[Begin]

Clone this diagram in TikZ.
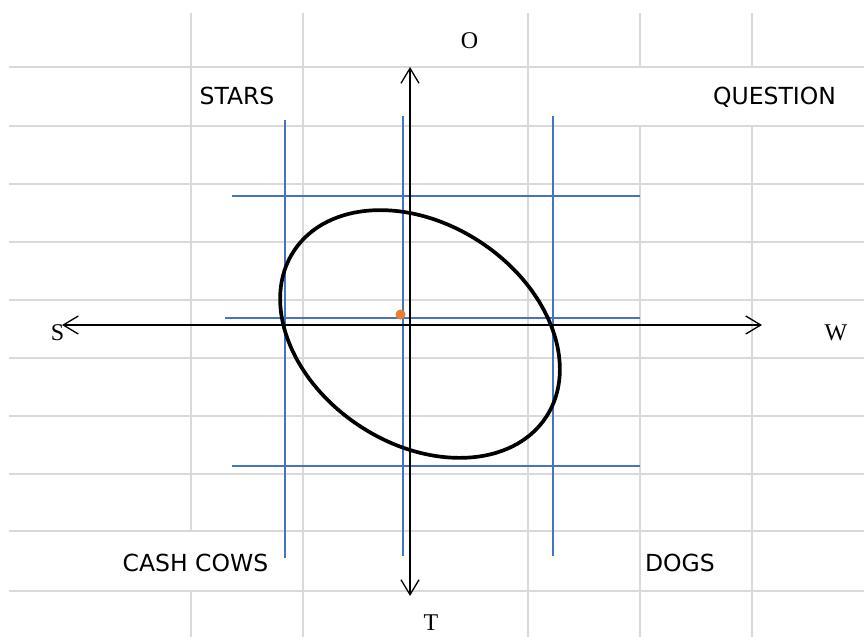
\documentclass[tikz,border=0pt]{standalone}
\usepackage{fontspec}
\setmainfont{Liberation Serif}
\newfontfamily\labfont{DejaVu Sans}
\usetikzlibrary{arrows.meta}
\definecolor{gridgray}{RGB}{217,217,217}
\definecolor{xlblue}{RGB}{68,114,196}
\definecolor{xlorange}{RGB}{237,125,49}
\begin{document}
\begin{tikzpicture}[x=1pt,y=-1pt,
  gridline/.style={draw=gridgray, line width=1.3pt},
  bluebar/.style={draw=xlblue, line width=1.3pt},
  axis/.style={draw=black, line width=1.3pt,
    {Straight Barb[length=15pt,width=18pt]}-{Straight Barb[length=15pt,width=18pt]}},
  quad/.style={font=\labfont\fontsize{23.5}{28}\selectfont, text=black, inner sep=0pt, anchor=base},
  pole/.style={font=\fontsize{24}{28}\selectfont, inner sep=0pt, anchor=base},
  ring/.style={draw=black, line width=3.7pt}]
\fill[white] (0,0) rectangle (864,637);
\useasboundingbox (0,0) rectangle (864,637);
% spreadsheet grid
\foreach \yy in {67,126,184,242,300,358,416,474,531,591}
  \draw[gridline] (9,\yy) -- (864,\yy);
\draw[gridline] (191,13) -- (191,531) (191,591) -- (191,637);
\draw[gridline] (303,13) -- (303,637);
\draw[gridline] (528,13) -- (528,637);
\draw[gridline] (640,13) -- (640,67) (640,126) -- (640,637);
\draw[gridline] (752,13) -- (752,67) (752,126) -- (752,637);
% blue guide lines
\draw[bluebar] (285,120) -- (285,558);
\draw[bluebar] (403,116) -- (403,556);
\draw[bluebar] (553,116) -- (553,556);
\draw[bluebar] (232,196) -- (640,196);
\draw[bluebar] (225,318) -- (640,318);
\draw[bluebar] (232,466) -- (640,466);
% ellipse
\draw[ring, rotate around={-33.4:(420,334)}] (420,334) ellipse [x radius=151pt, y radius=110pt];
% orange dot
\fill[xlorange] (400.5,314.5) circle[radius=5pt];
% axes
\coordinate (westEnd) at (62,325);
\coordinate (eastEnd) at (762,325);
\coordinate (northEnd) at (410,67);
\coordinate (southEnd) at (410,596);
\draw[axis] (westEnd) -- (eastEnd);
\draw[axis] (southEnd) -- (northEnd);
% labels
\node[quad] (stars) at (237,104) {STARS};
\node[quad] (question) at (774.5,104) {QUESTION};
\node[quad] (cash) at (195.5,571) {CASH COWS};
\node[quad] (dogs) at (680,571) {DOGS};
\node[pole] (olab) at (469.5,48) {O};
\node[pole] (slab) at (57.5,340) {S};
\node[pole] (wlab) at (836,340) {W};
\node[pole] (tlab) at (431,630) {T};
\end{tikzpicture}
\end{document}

[End]

SHORT PROBLEM — Go through the listing above and write it out again exactly, dropping the pictures.

RESPONSE TO THE EXERCISE —
Clone this diagram in TikZ.
\documentclass[tikz,border=0pt]{standalone}
\usepackage{fontspec}
\setmainfont{Liberation Serif}
\newfontfamily\labfont{DejaVu Sans}
\usetikzlibrary{arrows.meta}
\definecolor{gridgray}{RGB}{217,217,217}
\definecolor{xlblue}{RGB}{68,114,196}
\definecolor{xlorange}{RGB}{237,125,49}
\begin{document}
\begin{tikzpicture}[x=1pt,y=-1pt,
  gridline/.style={draw=gridgray, line width=1.3pt},
  bluebar/.style={draw=xlblue, line width=1.3pt},
  axis/.style={draw=black, line width=1.3pt,
    {Straight Barb[length=15pt,width=18pt]}-{Straight Barb[length=15pt,width=18pt]}},
  quad/.style={font=\labfont\fontsize{23.5}{28}\selectfont, text=black, inner sep=0pt, anchor=base},
  pole/.style={font=\fontsize{24}{28}\selectfont, inner sep=0pt, anchor=base},
  ring/.style={draw=black, line width=3.7pt}]
\fill[white] (0,0) rectangle (864,637);
\useasboundingbox (0,0) rectangle (864,637);
% spreadsheet grid
\foreach \yy in {67,126,184,242,300,358,416,474,531,591}
  \draw[gridline] (9,\yy) -- (864,\yy);
\draw[gridline] (191,13) -- (191,531) (191,591) -- (191,637);
\draw[gridline] (303,13) -- (303,637);
\draw[gridline] (528,13) -- (528,637);
\draw[gridline] (640,13) -- (640,67) (640,126) -- (640,637);
\draw[gridline] (752,13) -- (752,67) (752,126) -- (752,637);
% blue guide lines
\draw[bluebar] (285,120) -- (285,558);
\draw[bluebar] (403,116) -- (403,556);
\draw[bluebar] (553,116) -- (553,556);
\draw[bluebar] (232,196) -- (640,196);
\draw[bluebar] (225,318) -- (640,318);
\draw[bluebar] (232,466) -- (640,466);
% ellipse
\draw[ring, rotate around={-33.4:(420,334)}] (420,334) ellipse [x radius=151pt, y radius=110pt];
% orange dot
\fill[xlorange] (400.5,314.5) circle[radius=5pt];
% axes
\coordinate (westEnd) at (62,325);
\coordinate (eastEnd) at (762,325);
\coordinate (northEnd) at (410,67);
\coordinate (southEnd) at (410,596);
\draw[axis] (westEnd) -- (eastEnd);
\draw[axis] (southEnd) -- (northEnd);
% labels
\node[quad] (stars) at (237,104) {STARS};
\node[quad] (question) at (774.5,104) {QUESTION};
\node[quad] (cash) at (195.5,571) {CASH COWS};
\node[quad] (dogs) at (680,571) {DOGS};
\node[pole] (olab) at (469.5,48) {O};
\node[pole] (slab) at (57.5,340) {S};
\node[pole] (wlab) at (836,340) {W};
\node[pole] (tlab) at (431,630) {T};
\end{tikzpicture}
\end{document}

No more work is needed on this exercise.